Il appelle à une refonte de l’organisation politique européenne, indispensable pour atteindre ses objectifs économiques et stratégiques. Les réformes économiques ne sont pas une option, mais une nécessité.

Un marché intérieur à débloquer

L’ancien Premier ministre italien revient sur le constat de son rapport rédigé l’an dernier : il met en lumière deux axes prioritaires. Le premier : renforcer le marché intérieur.

« L’Acte pour le marché unique a été adopté il y a près de quarante ans, mais d’importants obstacles au commerce en Europe subsistent. Leur suppression aurait un impact substantiel sur la croissance de l’Europe. Le Fonds monétaire international calcule que si nos barrières internes étaient réduites au niveau de celles qui prévalent aux États-Unis, la productivité du travail dans l’Union européenne pourrait être supérieure d’environ 7 % en sept ans. Il suffit de penser qu’au cours des sept dernières années, la croissance totale de la productivité en Italie n’a été que de 2 % ». Une faible productivité qui est générale à l’Europe.
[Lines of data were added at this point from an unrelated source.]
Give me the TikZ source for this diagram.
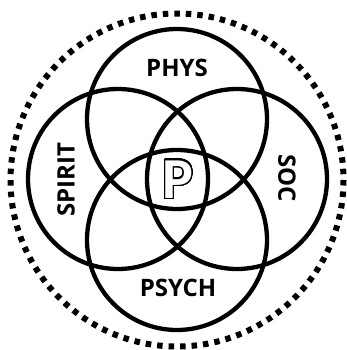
\documentclass[tikz,border=0pt]{standalone}
\usepackage{fontspec}
\setsansfont{Open Sans}
\newfontfamily\pfont{Carlito}
\usepackage[copies]{contour}
\usetikzlibrary{positioning}
\definecolor{ink}{HTML}{000000}
\contourlength{1.4pt}
\contournumber{32}

\begin{document}
\begin{tikzpicture}[x=1pt,y=-1pt,
  ring/.style={circle,draw=ink,line width=4.3pt,minimum size=180pt,inner sep=0pt},
  lbl/.style={font=\sffamily\bfseries\fontsize{24}{24}\selectfont,text=ink,inner sep=0pt}]
  \useasboundingbox (0,0) rectangle (346,350);
  % dotted outer ring
  \draw[ink,line width=6pt,dash pattern=on 5.5pt off 6pt] (177,180) circle[radius=166.5];
  % the four circles
  \node[ring] (phys) at (177,119) {};
  \node[ring] (psych) at (177,240) {};
  \node[ring] (spirit) at (118,179) {};
  \node[ring] (soc) at (237,179) {};
  \node[lbl] (physlbl) at (177,68) {PHYS};
  \node[lbl] (psychlbl) at (178,288) {PSYCH};
  \node[lbl,rotate=90] (spiritlbl) at (66,180) {SPIRIT};
  \node[lbl,rotate=-90] (soclbl) at (287,178) {SOC};
  \node[inner sep=0pt] (p) at (178,180)
    {\pfont\bfseries\fontsize{58}{58}\selectfont\contour{ink}{\textcolor{white}{P}}};
\end{tikzpicture}
\end{document}
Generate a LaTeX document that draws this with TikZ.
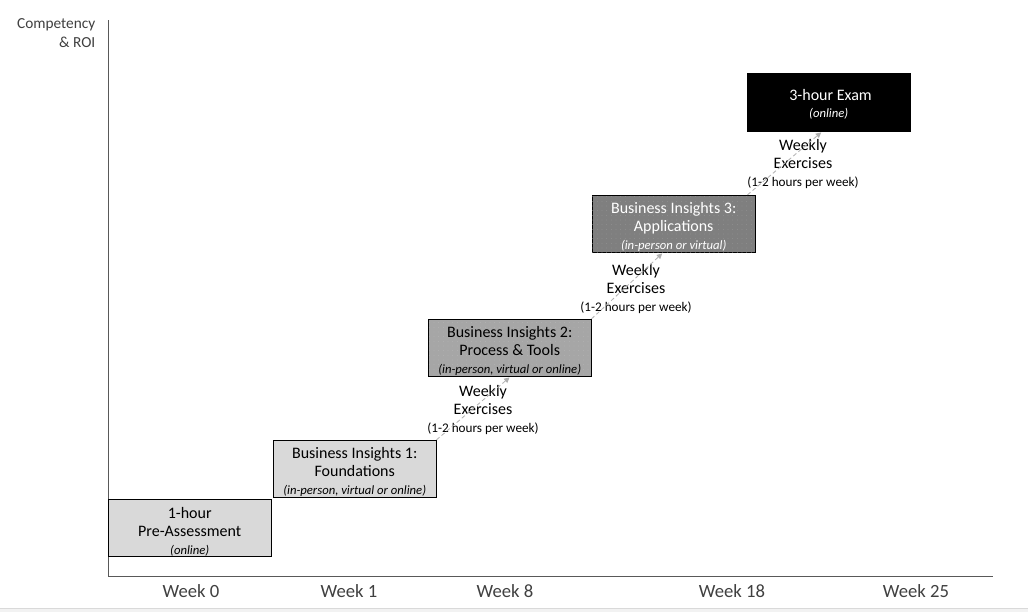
\documentclass[tikz,border=0pt]{standalone}
\usepackage{fontspec}
\setmainfont{Carlito}
\usetikzlibrary{arrows.meta,patterns.meta}

\definecolor{boxlight}{HTML}{D9D9D9}
\definecolor{boxmid}{HTML}{A6A6A6}
\definecolor{boxdark}{HTML}{7F7F7F}
\definecolor{axisgray}{HTML}{595959}
\definecolor{labelgray}{HTML}{404040}
\definecolor{arrowgray}{HTML}{B0B0B0}

\newcommand{\stagemode}[1]{{\fontsize{9.5}{13.5}\selectfont\itshape #1}}
\newcommand{\weekload}{{\fontsize{9.9}{13.5}\selectfont (1-2 hours per week)}}
\newcommand{\stagetop}[1][13.4pt]{\rule{0pt}{#1}}

\begin{document}
\begin{tikzpicture}[x=0.75pt, y=-0.75pt,
  stagebox/.style={draw=black, line width=0.6pt, minimum width=122pt,
    minimum height=43pt, anchor=south west, align=center, inner sep=0pt,
    font=\fontsize{12}{13.5}\selectfont},
  dotted fill/.style={postaction={pattern={Dots[distance=3.5pt,radius=0.3pt]},
    pattern color=#1}},
  exercise/.style={align=center, font=\fontsize{12}{13.5}\selectfont},
  weeklabel/.style={text=labelgray, font=\fontsize{14}{16}\selectfont},
  axis/.style={draw=axisgray, line width=0.75pt},
  exarrow/.style={draw=arrowgray, line width=0.6pt, dash pattern=on 3pt off 2pt,
    -{Triangle[length=4pt,width=4pt]}, shorten >=0.5pt}]
  \useasboundingbox (0,0) rectangle (1028,612);
  \fill[white] (0,0) rectangle (1028,612);
  % window edge
  \fill[gray!10] (0,608) rectangle (1028,612);
  \draw[gray!30, line width=0.75pt] (0,608) -- (1028,608);

  % axes
  \coordinate (ytop) at (108,20);
  \coordinate (origin) at (108,576);
  \coordinate (xend) at (993,576);
  \draw[axis] (ytop) -- (origin) -- (xend);
  \node[anchor=east, align=right, text=labelgray,
    font=\fontsize{11.5}{14.25}\selectfont] (ylabel) at (100,33) {Competency\\\& ROI};

  \node[weeklabel] (w0) at (191,591) {Week 0};
  \node[weeklabel] (w1) at (349,591) {Week 1};
  \node[weeklabel] (w8) at (505,591) {Week 8};
  \node[weeklabel] (w18) at (732,591) {Week 18};
  \node[weeklabel] (w25) at (916,591) {Week 25};

  % stages
  \node[stagebox, fill=boxlight] (b0) at (108,557)
    {\stagetop 1-hour\\Pre-Assessment\\\stagemode{(online)}};
  \node[stagebox, fill=boxlight] (b1) at (273,498)
    {\stagetop Business Insights 1:\\Foundations\\\stagemode{(in-person, virtual or online)}};
  \node[stagebox, fill=boxmid, dotted fill=boxmid!75!white] (b2) at (428,377)
    {\stagetop Business Insights 2:\\Process \& Tools\\\stagemode{(in-person, virtual or online)}};
  \node[stagebox, fill=boxdark, dotted fill=boxdark!75!white, text=white] (b3) at (592,253)
    {\stagetop Business Insights 3:\\Applications\\\stagemode{(in-person or virtual)}};
  \node[stagebox, fill=black, text=white, minimum height=44pt] (b4) at (747,132)
    {\stagetop[11.5pt] 3-hour Exam\\[-1pt]\stagemode{(online)}};

  % weekly exercises
  \node[exercise] (ex1) at (483,410) {Weekly\\Exercises\\\weekload};
  \node[exercise] (ex2) at (636,289) {Weekly\\Exercises\\\weekload};
  \node[exercise] (ex3) at (803,164) {Weekly\\Exercises\\\weekload};

  \draw[exarrow] (b1.north east) -- ([xshift=61.5pt]b2.south west);
  \draw[exarrow] (b2.north east) -- ([xshift=53pt]b3.south west);
  \draw[exarrow] ([xshift=-6pt]b3.north east) -- ([xshift=56pt]b4.south west);
\end{tikzpicture}
\end{document}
Rester dans la course technologique

Le second axe est technologique. Mario Draghi avertit : « Aucun pays qui veut la prospérité et la souveraineté ne peut se permettre d’être exclu des technologies critiques, dit-il. Les États-Unis et la Chine usent ouvertement de leur contrôle sur les ressources et les technologies stratégiques pour obtenir des concessions dans d’autres domaines : toute dépendance excessive est ainsi devenue incompatible avec la souveraineté sur notre avenir ».

Or, « aucun pays européen ne peut disposer à lui seul des ressources nécessaires pour se doter de la capacité industrielle nécessaire au développement de ces technologies. L’industrie des semi-conducteurs illustre bien ce défi. Ces puces sont essentielles à la transformation numérique qui s’opère aujourd’hui, mais les usines pour les produire nécessitent de gros investissements ».

Une question de souveraineté

Il n’y a donc pas trente-six chemins pour réussir à conserver notre souveraineté : alors que les entreprises européennes s’adaptent à un rythme comparable à celui de leurs concurrents étrangers, le secteur public doit faire de même. « Les gouvernements doivent définir les secteurs sur lesquels se concentrer en matière de politique industrielle. Ils doivent supprimer les obstacles inutiles et revoir la structure des permis dans le domaine de l’énergie. Ils doivent se mettre d’accord sur la manière de financer les investissements gigantesques nécessaires à l’avenir, estimés à environ 1.200 milliards d’euros par an. Et ils doivent concevoir une politique commerciale adaptée à un monde qui abandonne les règles multilatérales ».